Fuck you, Poker Gods. Fuck you. Fuck all your tortue and punishment and stringing me along so you can get your kicks on Route 66.
You owe me a winning streak this week, Gods. Sorry, but you do. One major suckout a night. Draws that hit. Trips. And all of it should be called by donkeys with large stacks.
Oh yes.
And no bragging when it happens.
I promise.

Sunday, December 04, 2005

oops

Never tempt the poker gods by bragging about your bounty. I am now $60 down over the last two days at Hollywood. I won't go through the sad, long list of bad beats, but the worst was getting the nut flush with A,K and losing to a guy who had 7,7 with two 7s on the board. Yeah. Lost $25 on that one.
Please, forgive me, poker Gods! I'll sacrifice my big blind! I'm playing tight! I'll respect the button!

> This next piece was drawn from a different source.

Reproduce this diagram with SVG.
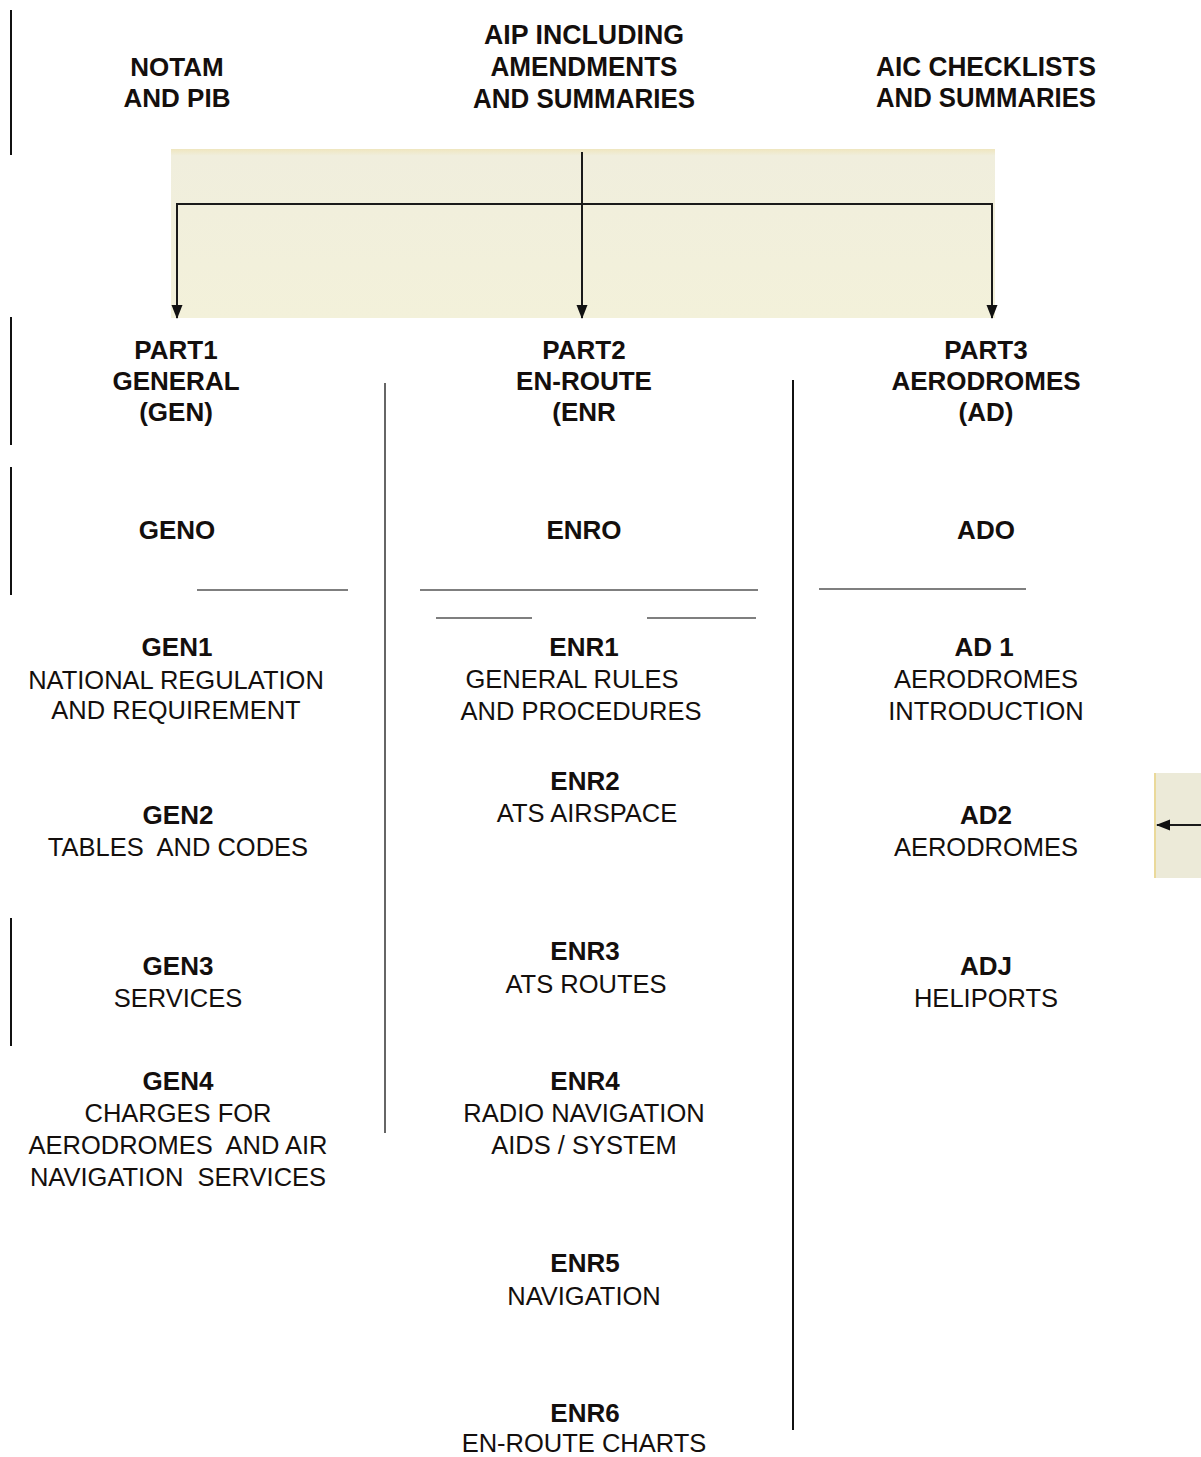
<svg xmlns="http://www.w3.org/2000/svg" width="1201" height="1457" viewBox="0 0 1201 1457">
<defs>
<marker id="ah" markerWidth="14" markerHeight="12" refX="13" refY="5.5" orient="auto" markerUnits="userSpaceOnUse">
<path d="M0,0 L14,5.5 L0,11 Z" fill="#111"/>
</marker>
<linearGradient id="bg" x1="0" y1="0" x2="0" y2="1">
<stop offset="0" stop-color="#efe6bf"/>
<stop offset="0.04" stop-color="#f0eedd"/>
<stop offset="1" stop-color="#f3f1da"/>
</linearGradient>
</defs>
<style>
text{font-family:"Liberation Sans",Arial,sans-serif;fill:#140f0d;text-anchor:middle}
.b{font-weight:bold;font-size:26px}
.r{font-size:25.5px}
.t{font-weight:bold;font-size:27px}
.sep{stroke:#111;stroke-width:2}
.hr{stroke:#555;stroke-width:1.5}
.con{stroke:#1a1a1a;stroke-width:2;fill:none}
</style>
<rect x="0" y="0" width="1201" height="1457" fill="#fff"/>
<g id="panel">
<rect x="171" y="149" width="824" height="169" fill="url(#bg)"/>
<rect x="1154" y="773" width="47" height="105" fill="#ecead8"/>
<line x1="1155" y1="773" x2="1155" y2="878" stroke="#ead99a" stroke-width="2"/>
</g>
<g id="separators">
<line class="sep" x1="11" y1="10" x2="11" y2="155"/>
<line class="sep" x1="11" y1="317" x2="11" y2="445"/>
<line class="sep" x1="11" y1="467" x2="11" y2="595"/>
<line class="sep" x1="11" y1="918" x2="11" y2="1046"/>
<line x1="385" y1="383" x2="385" y2="1133" stroke="#333" stroke-width="1.5"/>
<line class="sep" x1="793" y1="380" x2="793" y2="1430"/>
<line class="hr" x1="197" y1="590" x2="348" y2="590"/>
<line class="hr" x1="420" y1="590" x2="758" y2="590"/>
<line class="hr" x1="436" y1="618" x2="532" y2="618"/>
<line class="hr" x1="647" y1="618" x2="756" y2="618"/>
<line class="hr" x1="819" y1="589" x2="1026" y2="589"/>
</g>
<g id="connectors">
<line class="con" x1="582" y1="152" x2="582" y2="318" marker-end="url(#ah)"/>
<line class="con" x1="176" y1="204" x2="993" y2="204" stroke="#444"/>
<line class="con" x1="177" y1="204" x2="177" y2="318" marker-end="url(#ah)"/>
<line class="con" x1="992" y1="204" x2="992" y2="318" marker-end="url(#ah)"/>
<line class="con" x1="1201" y1="825" x2="1157" y2="825" marker-end="url(#ah)"/>
</g>
<g id="notam"><text class="b" x="177" y="76">NOTAM</text><text class="b" x="177" y="107">AND PIB</text></g>
<g id="aip"><text class="t" x="584" y="44" textLength="200" lengthAdjust="spacingAndGlyphs">AIP INCLUDING</text><text class="t" x="584" y="76" textLength="187" lengthAdjust="spacingAndGlyphs">AMENDMENTS</text><text class="t" x="584" y="108" textLength="222" lengthAdjust="spacingAndGlyphs">AND SUMMARIES</text></g>
<g id="aic"><text class="t" x="986" y="76" textLength="220" lengthAdjust="spacingAndGlyphs">AIC CHECKLISTS</text><text class="t" x="986" y="107" textLength="220" lengthAdjust="spacingAndGlyphs">AND SUMMARIES</text></g>
<g id="part1"><text class="b" x="176" y="359">PART1</text><text class="b" x="176" y="390">GENERAL</text><text class="b" x="176" y="421">(GEN)</text></g>
<g id="part2"><text class="b" x="584" y="359">PART2</text><text class="b" x="584" y="390">EN-ROUTE</text><text class="b" x="584" y="421">(ENR</text></g>
<g id="part3"><text class="b" x="986" y="359">PART3</text><text class="b" x="986" y="390">AERODROMES</text><text class="b" x="986" y="421">(AD)</text></g>
<g id="gen0"><text class="b" x="177" y="539">GENO</text></g>
<g id="enr0"><text class="b" x="584" y="539">ENRO</text></g>
<g id="ad0"><text class="b" x="986" y="539">ADO</text></g>
<g id="gen1"><text class="b" x="177" y="656">GEN1</text><text class="r" x="176" y="689">NATIONAL REGULATION</text><text class="r" x="176" y="719">AND REQUIREMENT</text></g>
<g id="enr1"><text class="b" x="584" y="656">ENR1</text><text class="r" x="572" y="688">GENERAL RULES</text><text class="r" x="581" y="720">AND PROCEDURES</text></g>
<g id="ad1"><text class="b" x="984" y="656">AD 1</text><text class="r" x="986" y="688">AERODROMES</text><text class="r" x="986" y="720">INTRODUCTION</text></g>
<g id="enr2"><text class="b" x="585" y="790">ENR2</text><text class="r" x="587" y="822">ATS AIRSPACE</text></g>
<g id="gen2"><text class="b" x="178" y="824">GEN2</text><text class="r" x="178" y="856" xml:space="preserve">TABLES  AND CODES</text></g>
<g id="ad2"><text class="b" x="986" y="824">AD2</text><text class="r" x="986" y="856">AERODROMES</text></g>
<g id="enr3"><text class="b" x="585" y="960">ENR3</text><text class="r" x="586" y="993">ATS ROUTES</text></g>
<g id="gen3"><text class="b" x="178" y="975">GEN3</text><text class="r" x="178" y="1007">SERVICES</text></g>
<g id="adj"><text class="b" x="986" y="975">ADJ</text><text class="r" x="986" y="1007">HELIPORTS</text></g>
<g id="gen4"><text class="b" x="178" y="1090">GEN4</text><text class="r" x="178" y="1122">CHARGES FOR</text><text class="r" x="178" y="1154" xml:space="preserve">AERODROMES  AND AIR</text><text class="r" x="178" y="1186" xml:space="preserve">NAVIGATION  SERVICES</text></g>
<g id="enr4"><text class="b" x="585" y="1090">ENR4</text><text class="r" x="584" y="1122">RADIO NAVIGATION</text><text class="r" x="584" y="1154">AIDS / SYSTEM</text></g>
<g id="enr5"><text class="b" x="585" y="1272">ENR5</text><text class="r" x="584" y="1305">NAVIGATION</text></g>
<g id="enr6"><text class="b" x="585" y="1422">ENR6</text><text class="r" x="584" y="1452">EN-ROUTE CHARTS</text></g>
</svg>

I'll bow to anyone's aces.
Please, please, please, poker gods, I'm sorry.

Friday, December 02, 2005

On a rush

I am that person you hate.
The suckout King.
I've been on quite a rush the last couple of days, the kind of rush where you are a genius all the time for going all in with 10,10 because even though the guy turns over Q,Q you will win, and sure enough, you spike the 10 on the river for a $50 pot.
It's the kind of run when you can't get knocked out of a SnG, even though you go all in with 3,3 and the guy has K,K because you get the straight.
It's also the kind of rush when you have 3,3, sneak in cheaply, and you get 10,10,3 on the flop, and you raise, and you get not only one but two callers, and they both call your all in.
This is what makes poker so addictive. You scrape and scratch all year for runs like these, when you can do no wrong, even when you do wrong.
And the best thing? This follows a two-week struggle of missed flushes, frozen flops, horrible rivers and bad suckouts on your own. You were down, way down at Hollywood trying to clear a bonus, and the only thing that helped you was your old standbys, the SnGs.
I hope this lasts tommorow, Saturday. I love the confidence I feel right now, the action, the hands coming my way.
The trick is to keep the confidence but forget about these last couple of nights. They don't happen all the time. They don't even happen most of the time.
But when they do, well, that's why we play poker.